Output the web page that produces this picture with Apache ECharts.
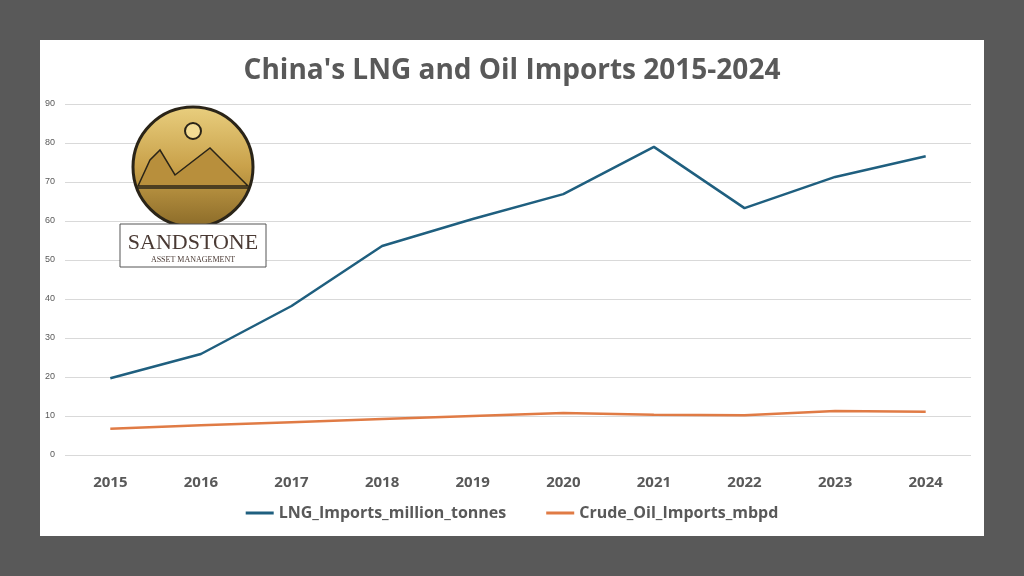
<!DOCTYPE html>
<html>
<head>
<meta charset="utf-8">
<script src="https://cdn.jsdelivr.net/npm/echarts@6/dist/echarts.min.js"></script>
<style>html,body{margin:0;padding:0;background:#595959}#chart{width:1024px;height:576px}</style>
</head>
<body>
<div id="chart"></div>
<script>
const years = ['2015', '2016', '2017', '2018', '2019', '2020', '2021', '2022', '2023', '2024']
const lngImports = [19.7, 25.9, 38.2, 53.6, 60.5, 66.9, 79.0, 63.3, 71.3, 76.6]
const oilImports = [6.7, 7.6, 8.4, 9.2, 10.0, 10.8, 10.3, 10.2, 11.3, 11.1]
const yTicks = [0, 10, 20, 30, 40, 50, 60, 70, 80, 90]

const chart = echarts.init(document.getElementById('chart'))

// logo: gold disc with mountains, plus boxed name
const logo = [
  { type: 'rect', shape: { x: 40, y: 40, width: 944, height: 496 }, style: { fill: '#fff' }, z: -10 },
  {
    type: 'circle', shape: { cx: 193, cy: 167, r: 60 }, z: 10,
    style: {
      fill: new echarts.graphic.LinearGradient(0, 0, 0, 1, [
        { offset: 0, color: '#e9cf7f' }, { offset: 0.5, color: '#c9a14a' }, { offset: 1, color: '#8a6a28' }
      ]),
      stroke: '#2a2418', lineWidth: 3
    }
  },
  { type: 'circle', shape: { cx: 193, cy: 131, r: 8 }, style: { fill: '#f3dc95', stroke: '#2a2418', lineWidth: 2 }, z: 11 },
  { type: 'polygon', shape: { points: [[138, 186], [150, 160], [160, 150], [175, 175], [210, 148], [248, 186]] }, style: { fill: '#b88f3c', stroke: '#2a2418', lineWidth: 1.5 }, z: 11 },
  { type: 'line', shape: { x1: 136, y1: 188, x2: 250, y2: 188 }, style: { stroke: '#2a2418', lineWidth: 1.5 }, z: 11 },
  { type: 'rect', shape: { x: 120, y: 224, width: 146, height: 43 }, style: { fill: '#fff', stroke: '#555', lineWidth: 1 }, z: 12 },
  { type: 'text', x: 193, y: 243, style: { text: 'SANDSTONE', font: '22px "Liberation Serif"', fill: '#4a3a34', align: 'center', verticalAlign: 'middle' }, z: 13 },
  { type: 'text', x: 193, y: 260, style: { text: 'ASSET MANAGEMENT', font: '8px "Liberation Serif"', fill: '#4a3a34', align: 'center', verticalAlign: 'middle' }, z: 13 }
]

chart.setOption({
  backgroundColor: '#595959',
  color: ['#1f5f7f', '#e07b45'],
  title: {
    text: "China's LNG and Oil Imports 2015-2024",
    left: 'center', top: 52,
    textStyle: { fontFamily: 'Open Sans', fontSize: 28, fontWeight: 'bold', color: '#595959' }
  },
  legend: {
    bottom: 50, itemGap: 40, itemWidth: 28, itemHeight: 3,
    icon: 'rect',
    textStyle: { fontFamily: 'Open Sans', fontSize: 16, fontWeight: 'bold', color: '#595959' },
    data: ['LNG_Imports_million_tonnes', 'Crude_Oil_Imports_mbpd']
  },
  grid: { left: 65, right: 53, top: 104, bottom: 121, containLabel: false },
  xAxis: {
    type: 'category', data: years, boundaryGap: true,
    axisLine: { show: false }, axisTick: { show: false },
    axisLabel: { margin: 20, fontFamily: 'Open Sans', fontSize: 15, fontWeight: 'bold', color: '#595959' }
  },
  yAxis: {
    type: 'value', min: yTicks[0], max: yTicks[yTicks.length - 1], interval: 10,
    axisLabel: { fontSize: 9, color: '#595959', margin: 10 },
    splitLine: { lineStyle: { color: '#d9d9d9' } }
  },
  graphic: logo,
  series: [
    { name: 'LNG_Imports_million_tonnes', type: 'line', data: lngImports, symbol: 'none', lineStyle: { width: 2.5 } },
    { name: 'Crude_Oil_Imports_mbpd', type: 'line', data: oilImports, symbol: 'none', lineStyle: { width: 2.5 } }
  ]
})
</script>
</body>
</html>
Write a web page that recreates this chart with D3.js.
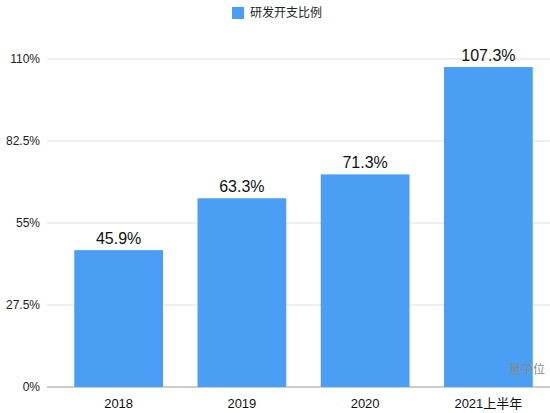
<!DOCTYPE html>
<html>
<head>
<meta charset="utf-8">
<script src="https://d3js.org/d3.v7.min.js"></script>
<style>
    body { margin: 0; background: #fff; }
    text { font-family: "Liberation Sans", Arial, "Noto Sans CJK SC", sans-serif; }
</style>
</head>
<body>
<svg id="chart" width="550" height="413"></svg>
<script>
var years = ["2018", "2019", "2020", "2021上半年"];
var ratios = [45.9, 63.3, 71.3, 107.3];
var ticks = [0, 27.5, 55, 82.5, 110];
var seriesName = "研发开支比例";

var svg = d3.select("#chart");
var x = d3.scaleBand().domain(years).range([57, 550]).paddingInner(0.28).paddingOuter(0.14);
var y = d3.scaleLinear().domain([0, 110]).range([387, 59]);

// grid
svg.append("g").selectAll("line").data(ticks).enter().append("line")
    .attr("x1", 47).attr("x2", 550)
    .attr("y1", function(d) { return y(d); }).attr("y2", function(d) { return y(d); })
    .attr("stroke", function(d) { return d === 0 ? "#999" : "#ddd"; });

svg.append("g").selectAll("text").data(ticks).enter().append("text")
    .attr("x", 40).attr("y", function(d) { return y(d) + 4; })
    .attr("text-anchor", "end").attr("font-size", 12).attr("fill", "#222")
    .text(function(d) { return d + "%"; });

// bars
svg.append("g").selectAll("rect").data(ratios).enter().append("rect")
    .attr("x", function(d, i) { return x(years[i]); })
    .attr("width", x.bandwidth())
    .attr("y", function(d) { return y(d); })
    .attr("height", function(d) { return y(0) - y(d); })
    .attr("fill", "#4a9ff5");

svg.append("g").selectAll("text").data(ratios).enter().append("text")
    .attr("x", function(d, i) { return x(years[i]) + x.bandwidth() / 2; })
    .attr("y", function(d) { return y(d) - 6; })
    .attr("text-anchor", "middle").attr("font-size", 16).attr("fill", "#111")
    .text(function(d) { return d + "%"; });

svg.append("g").selectAll("text").data(years).enter().append("text")
    .attr("x", function(d) { return x(d) + x.bandwidth() / 2; })
    .attr("y", 408)
    .attr("text-anchor", "middle").attr("font-size", 13).attr("fill", "#111")
    .text(function(d) { return d; });

// legend
svg.append("rect").attr("x", 232).attr("y", 7).attr("width", 12).attr("height", 12).attr("fill", "#4a9ff5");
svg.append("text").attr("x", 250).attr("y", 17).attr("font-size", 12).attr("fill", "#222").text(seriesName);

// watermark
svg.append("text").attr("x", 545).attr("y", 374).attr("text-anchor", "end")
    .attr("font-size", 12).attr("fill", "#888").text("量子位");
</script>
</body>
</html>
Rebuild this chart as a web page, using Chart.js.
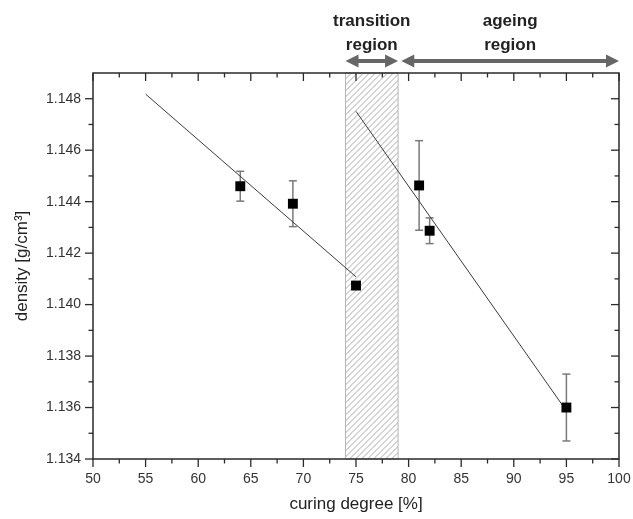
<!DOCTYPE html>
<html>
<head>
<meta charset="utf-8">
<script src="https://cdn.jsdelivr.net/npm/chart.js@4.4.1/dist/chart.umd.min.js"></script>
<style>
  html, body { margin: 0; padding: 0; background: #fff; }
</style>
</head>
<body>
<canvas id="densityChart" width="633" height="519"></canvas>
<script>
// measured points
const curing = [64, 69, 75, 81, 82, 95];
const density = [1.14460, 1.14392, 1.14074, 1.14463, 1.14287, 1.13600];
const densityErr = [0.00058, 0.00089, 0, 0.00174, 0.00050, 0.00130];

// linear fits (end points)
const fit1X = [55, 75];
const fit1Y = [1.14818, 1.14108];
const fit2X = [75, 95];
const fit2Y = [1.14751, 1.13587];

// axis ticks
const xTicks = [50, 55, 60, 65, 70, 75, 80, 85, 90, 95, 100];
const yTicks = [1.134, 1.136, 1.138, 1.140, 1.142, 1.144, 1.146, 1.148];

// regions
const transitionRange = [74, 79];
const ageingRange = [79.3, 100];
const transitionLabel = ['transition', 'region'];
const ageingLabel = ['ageing', 'region'];

const FONT = "'Liberation Sans', Arial, sans-serif";

function line(ctx, x0, y0, x1, y1) {
    ctx.beginPath();
    ctx.moveTo(x0, y0);
    ctx.lineTo(x1, y1);
    ctx.stroke();
}

function doubleArrow(ctx, xa, xb, yy) {
    const head = 13, half = 6.5;
    ctx.lineWidth = 4;
    line(ctx, xa + head - 1, yy, xb - head + 1, yy);
    ctx.beginPath();
    ctx.moveTo(xa, yy);
    ctx.lineTo(xa + head, yy - half);
    ctx.lineTo(xa + head, yy + half);
    ctx.closePath();
    ctx.fill();
    ctx.beginPath();
    ctx.moveTo(xb, yy);
    ctx.lineTo(xb - head, yy - half);
    ctx.lineTo(xb - head, yy + half);
    ctx.closePath();
    ctx.fill();
}

const decor = {
    id: 'decor',
    beforeDatasetsDraw(chart) {
        const { ctx, chartArea: a, scales: { x, y } } = chart;
        // hatched transition band
        const x0 = x.getPixelForValue(transitionRange[0]);
        const x1 = x.getPixelForValue(transitionRange[1]);
        const h = a.bottom - a.top;
        ctx.save();
        ctx.beginPath();
        ctx.rect(x0, a.top, x1 - x0, h);
        ctx.clip();
        ctx.strokeStyle = '#ababab';
        ctx.lineWidth = 1;
        for (let s = x0 - h; s < x1 + 2; s += 6) {
            line(ctx, s, a.bottom, s + h, a.top);
        }
        ctx.restore();
        ctx.save();
        ctx.strokeStyle = '#b5b5b5';
        ctx.lineWidth = 1;
        ctx.strokeRect(x0, a.top, x1 - x0, h);
        ctx.restore();

        // error bars
        ctx.save();
        ctx.strokeStyle = '#7a7a7a';
        ctx.lineWidth = 1.5;
        curing.forEach((c, i) => {
            if (!densityErr[i]) return;
            const px = x.getPixelForValue(c);
            const top = y.getPixelForValue(density[i] + densityErr[i]);
            const bot = y.getPixelForValue(density[i] - densityErr[i]);
            line(ctx, px, top, px, bot);
            line(ctx, px - 4, top, px + 4, top);
            line(ctx, px - 4, bot, px + 4, bot);
        });
        ctx.restore();
    },
    afterDraw(chart) {
        const { ctx, chartArea: a, scales: { x, y } } = chart;
        ctx.save();
        ctx.strokeStyle = '#2a2a2a';
        ctx.lineWidth = 1.5;
        ctx.strokeRect(a.left, a.top, a.right - a.left, a.bottom - a.top);

        const major = 8, minor = 4.5;
        ctx.lineWidth = 1.3;
        xTicks.forEach((v, i) => {
            const px = x.getPixelForValue(v);
            line(ctx, px, a.bottom, px, a.bottom + major);
            line(ctx, px, a.top, px, a.top + major);
            if (i < xTicks.length - 1) {
                const m = x.getPixelForValue((v + xTicks[i + 1]) / 2);
                line(ctx, m, a.bottom, m, a.bottom + minor);
                line(ctx, m, a.top, m, a.top + minor);
            }
        });
        yTicks.forEach((v, i) => {
            const py = y.getPixelForValue(v);
            line(ctx, a.left, py, a.left - major, py);
            line(ctx, a.right, py, a.right - major, py);
            const next = i < yTicks.length - 1 ? yTicks[i + 1] : v + 0.002;
            const mv = (v + next) / 2;
            if (mv < y.max) {
                const m = y.getPixelForValue(mv);
                line(ctx, a.left, m, a.left - minor, m);
                line(ctx, a.right, m, a.right - minor, m);
            }
        });

        // region arrows and labels
        const ay = a.top - 12;
        ctx.strokeStyle = '#666';
        ctx.fillStyle = '#666';
        const t0 = x.getPixelForValue(transitionRange[0]);
        const t1 = x.getPixelForValue(transitionRange[1]);
        const g0 = x.getPixelForValue(ageingRange[0]);
        const g1 = x.getPixelForValue(ageingRange[1]);
        doubleArrow(ctx, t0, t1, ay);
        doubleArrow(ctx, g0, g1, ay);

        ctx.fillStyle = '#222';
        ctx.font = 'bold 17px ' + FONT;
        ctx.textAlign = 'center';
        ctx.textBaseline = 'middle';
        transitionLabel.forEach((t, i) => ctx.fillText(t, (t0 + t1) / 2, 21 + i * 24));
        ageingLabel.forEach((t, i) => ctx.fillText(t, (g0 + g1) / 2, 21 + i * 24));
        ctx.restore();
    }
};

const tickFont = { family: FONT, size: 14 };
const titleFont = { family: FONT, size: 17 };

new Chart(document.getElementById('densityChart'), {
    type: 'scatter',
    data: {
        datasets: [
            {
                label: 'density',
                data: curing.map((c, i) => ({ x: c, y: density[i] })),
                pointStyle: 'rect',
                pointRadius: 7,
                backgroundColor: '#000',
                borderColor: '#000',
                borderWidth: 0,
                order: 0
            },
            {
                type: 'line',
                label: 'fit 1',
                data: fit1X.map((v, i) => ({ x: v, y: fit1Y[i] })),
                borderColor: '#3a3a3a',
                borderWidth: 1,
                pointRadius: 0,
                fill: false,
                order: 1
            },
            {
                type: 'line',
                label: 'fit 2',
                data: fit2X.map((v, i) => ({ x: v, y: fit2Y[i] })),
                borderColor: '#3a3a3a',
                borderWidth: 1,
                pointRadius: 0,
                fill: false,
                order: 1
            }
        ]
    },
    options: {
        responsive: false,
        animation: false,
        devicePixelRatio: 1,
        layout: { padding: { top: 73, right: 14, left: 0, bottom: 0 } },
        plugins: {
            legend: { display: false },
            tooltip: { enabled: false }
        },
        scales: {
            x: {
                type: 'linear',
                min: 50,
                max: 100,
                afterFit: s => { s.height = 60; s.paddingLeft = 0; s.paddingRight = 0; },
                afterBuildTicks: s => { s.ticks = xTicks.map(v => ({ value: v })); },
                grid: { display: false, drawTicks: false },
                border: { display: false },
                ticks: { padding: 12, color: '#333', font: tickFont, maxRotation: 0, autoSkip: false },
                title: {
                    display: true,
                    text: 'curing degree [%]',
                    color: '#222',
                    font: titleFont,
                    padding: { top: 0, bottom: 4 }
                }
            },
            y: {
                type: 'linear',
                min: 1.134,
                max: 1.149,
                afterFit: s => { s.width = 93; s.paddingTop = 0; s.paddingBottom = 0; },
                afterBuildTicks: s => { s.ticks = yTicks.map(v => ({ value: v })); },
                grid: { display: false, drawTicks: false },
                border: { display: false },
                ticks: {
                    padding: 12,
                    color: '#333',
                    font: tickFont,
                    autoSkip: false,
                    callback: v => v.toFixed(3)
                },
                title: {
                    display: true,
                    text: 'density [g/cm³]',
                    color: '#222',
                    font: titleFont,
                    padding: { top: 12, bottom: 0 }
                }
            }
        }
    },
    plugins: [decor]
});
</script>
</body>
</html>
::::
(Given exercise): Emit the lines of the material exactly, from its first line to the line containing "const chart = echarts.init(document.getElementById('chart'))", inclusive; leave every picture out.

(Written solution):
Output the web page that produces this picture with Apache ECharts.
<!DOCTYPE html>
<html>
<head>
<meta charset="utf-8">
<script src="https://cdn.jsdelivr.net/npm/echarts@6/dist/echarts.min.js"></script>
<style>html,body{margin:0;padding:0;background:#595959}#chart{width:1024px;height:576px}</style>
</head>
<body>
<div id="chart"></div>
<script>
const years = ['2015', '2016', '2017', '2018', '2019', '2020', '2021', '2022', '2023', '2024']
const lngImports = [19.7, 25.9, 38.2, 53.6, 60.5, 66.9, 79.0, 63.3, 71.3, 76.6]
const oilImports = [6.7, 7.6, 8.4, 9.2, 10.0, 10.8, 10.3, 10.2, 11.3, 11.1]
const yTicks = [0, 10, 20, 30, 40, 50, 60, 70, 80, 90]

const chart = echarts.init(document.getElementById('chart'))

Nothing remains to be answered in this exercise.